4

I am working on project to forecast sales of stores to learn forecasting. Until now I have successfully used simple auto.arima function for forecasting. But to make these forecast more accurate I can make use of covariates. I have defined covariates like holidays, promotion which affect on sales of store using xreg argument with the help of this post: How to setup xreg argument in auto.arima() in R?

But my code fails at line:

ARIMAfit <- auto.arima(saledata, xreg=covariates)

and gives error saying:

Error in model.frame.default(formula = x ~ xreg, drop.unused.levels = TRUE) : 
  variable lengths differ (found for 'xreg')
In addition: Warning message:
In !is.na(x) & !is.na(rowSums(xreg)) :
  longer object length is not a multiple of shorter object length

Below is link to my Dataset: https://drive.google.com/file/d/0B-KJYBgmb044blZGSWhHNEoxaHM/view?usp=sharing

This is my code:

data = read.csv("xdata.csv")[1:96,]
View(data)

saledata <- ts(data[1:96,4],start=1, end=96,frequency =7 )
View(saledata)

saledata[saledata == 0] <- 1
View(saledata)

covariates = cbind(DayOfWeek=model.matrix(~as.factor(data$DayOfWeek)),
             Customers=data$Customers,
             Open=data$Open,
             Promo=data$Promo,
             SchoolHoliday=data$SchoolHoliday)
View(head(covariates))


# Remove intercept
covariates <- covariates[,-1]
View(covariates)

require(forecast)
ARIMAfit <- auto.arima(saledata, xreg=covariates)//HERE IS ERROR LINE
summary(ARIMAfit)

Also tell me how I can forecast for the next 48 days.
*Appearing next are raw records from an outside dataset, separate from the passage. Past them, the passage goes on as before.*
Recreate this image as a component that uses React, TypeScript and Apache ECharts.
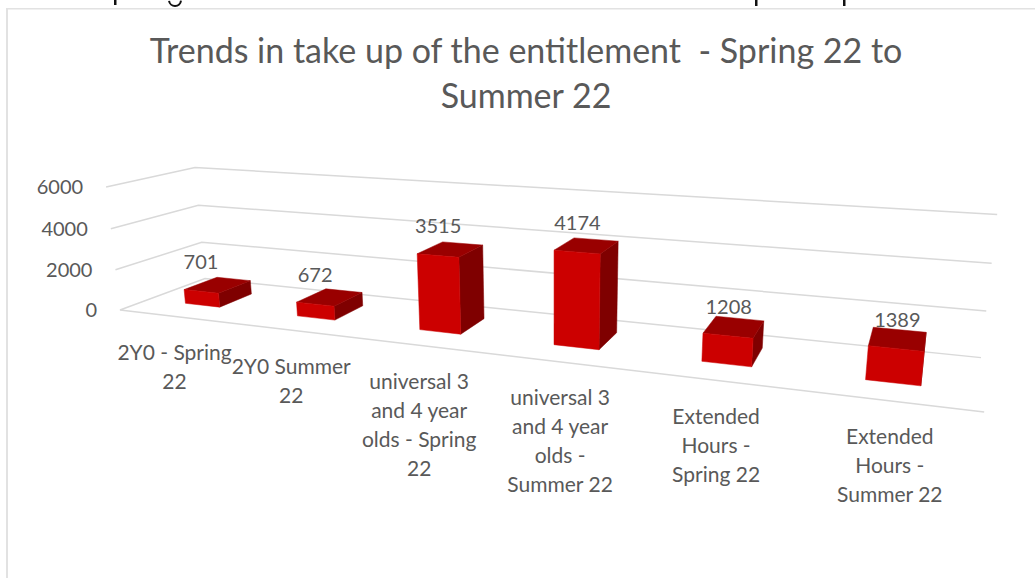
import React, { useEffect, useRef } from "react";
import * as echarts from "echarts";

const categories = [
  "2Y0 - Spring\n22",
  "2Y0 Summer\n22",
  "universal 3\nand 4 year\nolds - Spring\n22",
  "universal 3\nand 4 year\nolds -\nSummer 22",
  "Extended\nHours -\nSpring 22",
  "Extended\nHours -\nSummer 22",
];
const takeUp = [701, 672, 3515, 4174, 1208, 1389];
const ticks = [0, 2000, 4000, 6000];
const titleText = "Trends in take up of the entitlement  - Spring 22 to\nSummer 22";

// hidden cartesian frame that supplies the scales
const GRID = { left: 100, top: 100, width: 600, height: 300 };

// Excel-like 3D perspective: origin and three vanishing points
const ORIGIN = [120, 310];
const VP_X = [-2355, 18];
const VP_Y = [553, 4145];
const VP_Z = [960, 0];
const SCALE_X = -0.2588;
const SCALE_Y = -0.0311;
const SCALE_Z = 0.1126;

const project = (u: number, v: number, w: number): number[] => {
  const U = SCALE_X * u;
  const V = SCALE_Y * v;
  const W = SCALE_Z * w;
  const d = 1 + U + V + W;
  return [
    (ORIGIN[0] + U * VP_X[0] + V * VP_Y[0] + W * VP_Z[0]) / d,
    (ORIGIN[1] + U * VP_X[1] + V * VP_Y[1] + W * VP_Z[1]) / d,
  ];
};

const toU = (px: number) => (px - GRID.left) / GRID.width;
const toV = (py: number) => (GRID.top + GRID.height - py) / GRID.height;

const BAR_RATIO = 0.315;
const DEPTH_FRONT = 0.32;
const DEPTH_BACK = 0.72;
const TEXT = "#595959";
const LINE = "#d9d9d9";
const FONT = "Lato";

const renderGridLine = (params: any, api: any) => {
  const tick = api.value(1);
  const p = api.coord([0, tick]);
  const v = toV(p[1]);
  const pts = [project(0, v, 0), project(0, v, 1), project(1, v, 1)];
  if (tick === 0) pts.unshift(project(1, 0, 0));
  const a = project(0, v, 0);
  return {
    type: "group",
    children: [
      { type: "polyline", shape: { points: pts }, style: { stroke: LINE, lineWidth: 1.5, fill: "none" } },
      {
        type: "text",
        style: {
          text: String(tick),
          x: a[0] - 23,
          y: a[1] - 1,
          align: "right",
          verticalAlign: "middle",
          fill: TEXT,
          fontFamily: FONT,
          fontSize: 20,
        },
      },
    ],
  };
};

const renderBar = (params: any, api: any) => {
  const i = api.value(0);
  const val = api.value(1);
  const c = api.coord([i, val]);
  const band = api.size([1, 0])[0];
  const uc = toU(c[0]);
  const hw = (band / GRID.width) * BAR_RATIO * 0.5;
  const v = toV(c[1]);
  const u0 = uc - hw;
  const u1 = uc + hw;
  const f = DEPTH_FRONT;
  const b = DEPTH_BACK;
  const poly = (points: number[][], fill: string) => ({
    type: "polygon",
    shape: { points },
    style: { fill, stroke: fill, lineWidth: 0.5 },
  });
  const lab = project(uc, v, 0.3);
  const cat = project(uc, 0, 0);
  const lh = 29;
  return {
    type: "group",
    children: [
      poly([project(u1, 0, f), project(u1, 0, b), project(u1, v, b), project(u1, v, f)], "#7f0000"),
      poly([project(u0, v, f), project(u1, v, f), project(u1, v, b), project(u0, v, b)], "#990000"),
      poly([project(u0, 0, f), project(u1, 0, f), project(u1, v, f), project(u0, v, f)], "#cc0000"),
      {
        type: "text",
        style: {
          text: String(val),
          x: lab[0] + 1.5,
          y: lab[1] - 31,
          align: "center",
          verticalAlign: "middle",
          fill: TEXT,
          fontFamily: FONT,
          fontSize: 20,
        },
      },
      {
        type: "text",
        style: {
          text: categories[i],
          x: cat[0],
          y: cat[1] + 35 - lh / 2,
          align: "center",
          verticalAlign: "top",
          lineHeight: lh,
          fill: TEXT,
          fontFamily: FONT,
          fontSize: 21,
        },
      },
    ],
  };
};

export default function App() {
  const ref = useRef<HTMLDivElement>(null);
  useEffect(() => {
    const chart = echarts.init(ref.current!, null, { renderer: "svg" });
    chart.setOption({
      animation: false,
      backgroundColor: "#ffffff",
      title: {
        text: titleText,
        left: 521,
        top: 22,
        textAlign: "center",
        textStyle: { color: TEXT, fontFamily: FONT, fontWeight: "normal", fontSize: 34, lineHeight: 45 },
      },
      grid: GRID,
      xAxis: { type: "category", data: categories, show: false },
      yAxis: { type: "value", min: 0, max: 6000, interval: 2000, show: false },
      series: [
        {
          type: "custom",
          name: "gridlines",
          renderItem: renderGridLine,
          data: ticks.map((t) => [0, t]),
          silent: true,
          z: 1,
        },
        {
          type: "custom",
          name: "Take up",
          renderItem: renderBar,
          data: takeUp.map((t, i) => [i, t]),
          silent: true,
          z: 2,
        },
      ],
      graphic: [
        { type: "rect", shape: { x: 6, y: 8, width: 1029, height: 1.5 }, style: { fill: "#e2e2e2" } },
        { type: "rect", shape: { x: 6, y: 8, width: 2, height: 570 }, style: { fill: "#e2e2e2" } },
        { type: "rect", shape: { x: 114, y: 0, width: 2.5, height: 5 }, style: { fill: "#111" } },
        { type: "rect", shape: { x: 755, y: 0, width: 2.5, height: 6 }, style: { fill: "#111" } },
        { type: "rect", shape: { x: 843, y: 0, width: 2.5, height: 6 }, style: { fill: "#111" } },
        { type: "arc", shape: { cx: 175, cy: 0, r: 6, startAngle: 0.1, endAngle: 3.0 }, style: { stroke: "#111", lineWidth: 2, fill: "none" } },
      ],
    });
    return () => chart.dispose();
  }, []);
  return <div ref={ref} style={{ position: "fixed", left: 0, top: 0, width: 1035, height: 578 }} />;
}
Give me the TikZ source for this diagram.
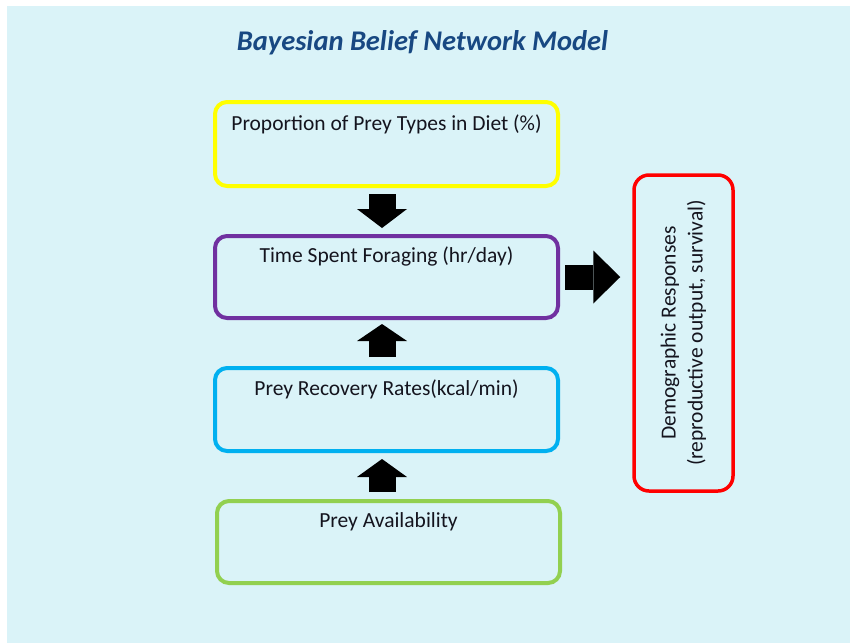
\documentclass[tikz,border=0pt]{standalone}
\usepackage{fontspec}
\setmainfont{Carlito}
\usetikzlibrary{arrows.meta,calc}
\definecolor{bgblue}{RGB}{218,243,248}
\definecolor{titleblue}{RGB}{24,72,130}
\definecolor{txt}{RGB}{20,20,30}
\definecolor{boxyellow}{RGB}{255,255,0}
\definecolor{boxpurple}{RGB}{112,48,160}
\definecolor{boxblue}{RGB}{0,176,240}
\definecolor{boxgreen}{RGB}{146,208,80}
\definecolor{boxred}{RGB}{255,0,0}
\begin{document}
\begin{tikzpicture}[x=1pt,y=-1pt,
  box/.style={draw, line width=4pt, rounded corners=12pt, minimum width=343pt,
    inner sep=0pt, anchor=north, text=txt, font=\fontsize{21.5}{27}\selectfont},
  vblock/.style={line width=27pt, -{Triangle[width=50pt,length=#1,line width=0pt]}},
  hblock/.style={line width=25pt, -{Triangle[width=53pt,length=27pt,line width=0pt]}}
]
\useasboundingbox (0,0) rectangle (850,643);
\fill[white] (0,0) rectangle (850,643);
\fill[bgblue] (7,6) rectangle (850,643);

\node[anchor=base, text=titleblue, font=\fontsize{28.5}{32}\selectfont\bfseries\itshape]
  (title) at (422.5,50) {Bayesian Belief Network Model};

\node[box, draw=boxyellow, text height=28pt, text depth=56pt] (diet) at (386.5,100)
  {Proportion of Prey Types in Diet (\%)};
\node[box, draw=boxpurple, text height=26pt, text depth=56pt] (forage) at (386.5,234)
  {Time Spent Foraging (hr/day)};
\node[box, draw=boxblue, text height=27pt, text depth=56pt] (recov) at (386.5,366)
  {Prey Recovery Rates(kcal/min)};
\node[box, draw=boxgreen, text height=26pt, text depth=56pt] (avail) at (388.5,499)
  {Prey Availability};

\node[draw=boxred, line width=3.5pt, rounded corners=15pt, rotate=90,
  minimum width=316pt, minimum height=99pt, inner sep=0pt, align=center,
  text=txt, font=\fontsize{21.5}{27}\selectfont] (demo) at (683.5,333)
  {Demographic Responses\\(reproductive output, survival)};

\draw[vblock=19pt] ([xshift=-4.5pt,yshift=-6pt]diet.south) -- ([xshift=-4.5pt,yshift=6pt]forage.north);
\draw[vblock=17pt] ([xshift=-4.5pt,yshift=9pt]recov.north) -- ([xshift=-4.5pt,yshift=-4pt]forage.south);
\draw[vblock=18pt] ([xshift=-6.5pt,yshift=7pt]avail.north) -- ([xshift=-4.5pt,yshift=-6pt]recov.south);
\draw[hblock] ([xshift=5pt]forage.east) -- ([xshift=-12pt]demo.north |- forage.east);
\end{tikzpicture}
\end{document}
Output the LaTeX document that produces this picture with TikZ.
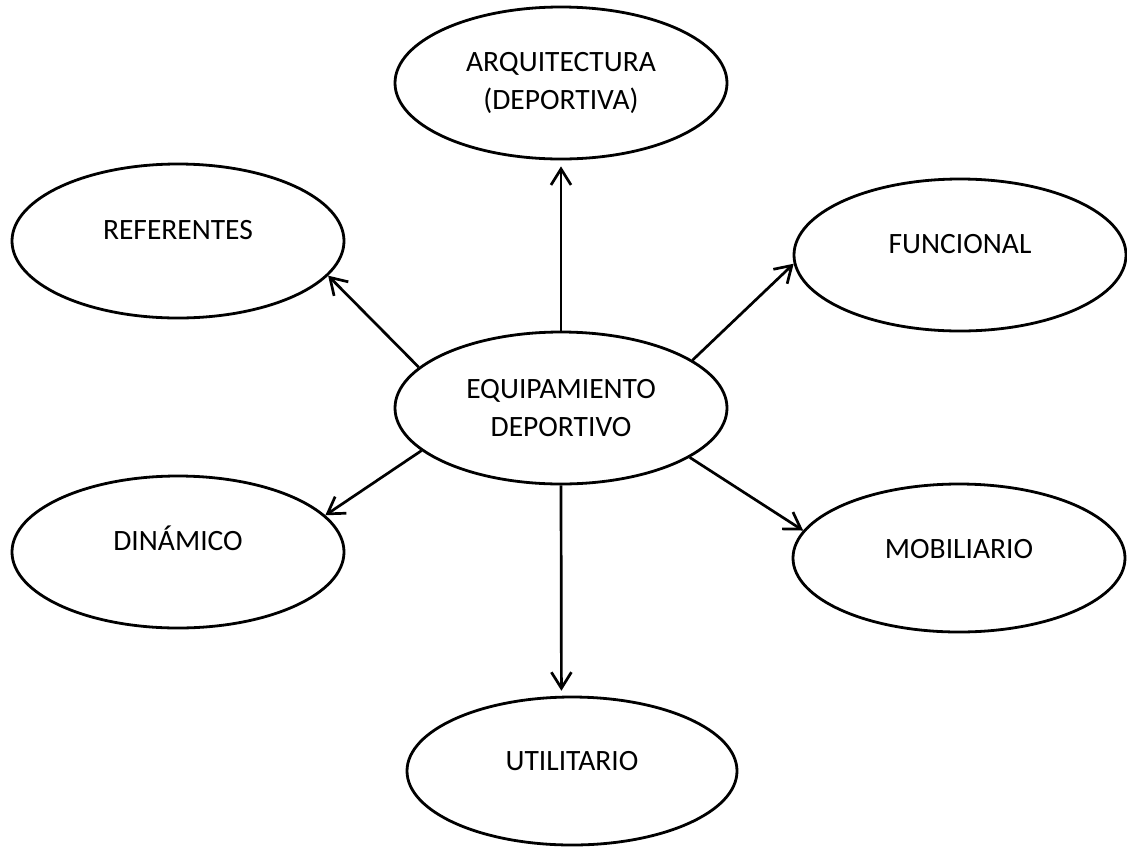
\documentclass[tikz,border=0pt]{standalone}
\usepackage{fontspec}
\setmainfont{Carlito}
\usetikzlibrary{shapes.geometric,arrows.meta}
\tikzset{
  oval/.style={ellipse,draw,line width=2.8pt,inner sep=0pt,minimum width=332pt,minimum height=152pt,font=\fontsize{29.5}{38}\selectfont,align=center},
  conn/.style={line width=2.7pt,-{Straight Barb[length=16pt,width=20pt]}}
}
\newcommand{\upt}[2]{\raisebox{#1}[18pt][0pt]{#2}}
\begin{document}
\begin{tikzpicture}[x=1pt,y=-1pt]
\useasboundingbox (0,0) rectangle (1127,847);
\node[oval] (c) at (561,408) {EQUIPAMIENTO\\DEPORTIVO};
\node[oval] (arq) at (561,83) {ARQUITECTURA\\(DEPORTIVA)};
\node[oval,minimum height=154pt] (ref) at (178,241) {\upt{11pt}{REFERENTES}};
\node[oval] (fun) at (960,255) {\upt{11pt}{FUNCIONAL}};
\node[oval] (din) at (178,552) {\upt{11pt}{DINÁMICO}};
\node[oval,minimum height=148pt] (mob) at (959,558) {\upt{9pt}{MOBILIARIO}};
\node[oval,minimum width=330pt,minimum height=148pt] (uti) at (572,771) {\upt{10pt}{UTILITARIO}};
\draw[conn,shorten >=6pt] (c.north) -- (arq.south);
\draw[conn] (c.164.3) -- (ref.-13.9);
\draw[conn] (c.20.3) -- (fun.183);
\draw[conn] (c.197.2) -- (din.14.7);
\draw[conn] (c.-21.1) -- (mob.170.7);
\draw[conn,shorten >=5pt] (c.south) -- (uti.98.45);
\end{tikzpicture}
\end{document}
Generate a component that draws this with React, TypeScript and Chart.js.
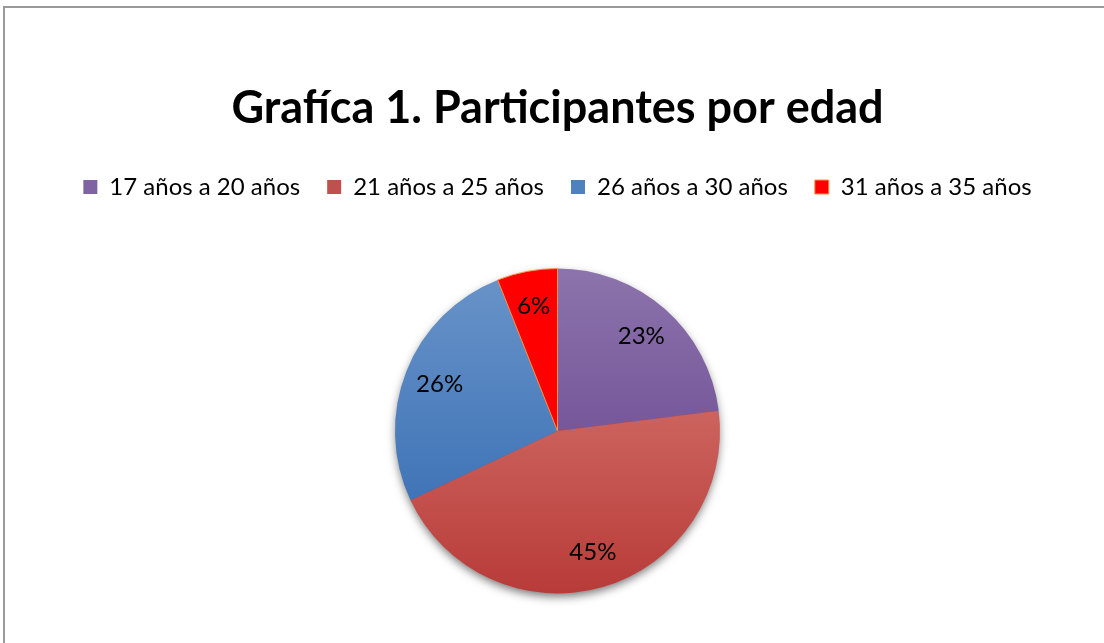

I know how to forecast using simple auto.arima using the argument n.ahead but I don't know how to do it when the argument xreg is used.

ptim ktim
  • 41
  • 1
  • 2
  • 4
  • Make sure you consider different days-of-week effects, different months-of-the-the year effects, level shift effects, local time trend effects , lead and lag effects around holidays/events , particular days-of-the-month effects , particular weeks-of-the-month effects , anomalous data points , long-weekend effects etc.. The data you are attempting to analyze in statistical sense is in the "deep end of the pool" so to speak thus simple methods/solutions will probably be deficient.otherwise you may "drown" – IrishStat Dec 13 '15 at 15:03
  • @IrishStat Can you please tell me what model to use if you have these many variables as you mentioned above. I saw your post in another topic that we can have 29 dummy var for days of week and hours of day. But, not sure how to handle these many variables. – tjt Apr 09 '20 at 05:04
  • I will look at your data when I get some free time – IrishStat Apr 10 '20 at 20:31

1 Answers1

6

Basically what caused the issue is the line ts(data[1:96,4],start=1, end=96,frequency =7 ), when you specify both start and end with frequency = 7, R is trying multiply the series so that it has a length of 96 weeks.

Recall R defines the start and end time in seasons (weeks in your case). Since you are fitting daily data, only specifying start = 0 or start = 1 should be sufficient.

Instead of running View(saledata), try to use saledata to debug yourself and you can see wrong length of time series is outputted .

Start = c(1, 1) 
End = c(96, 1)  

When you do ARIMA forecast with xreg, basically you will need to create a matrix newxreg for your next 48 days with the same structure as xreg, then specify newxreg = newxreg in the forecast function. A good habit for the xreg and newxreg matrix would be to include a Day column that acts as an ordering for the data.

Matthew Lau
  • 417
  • 2
  • 10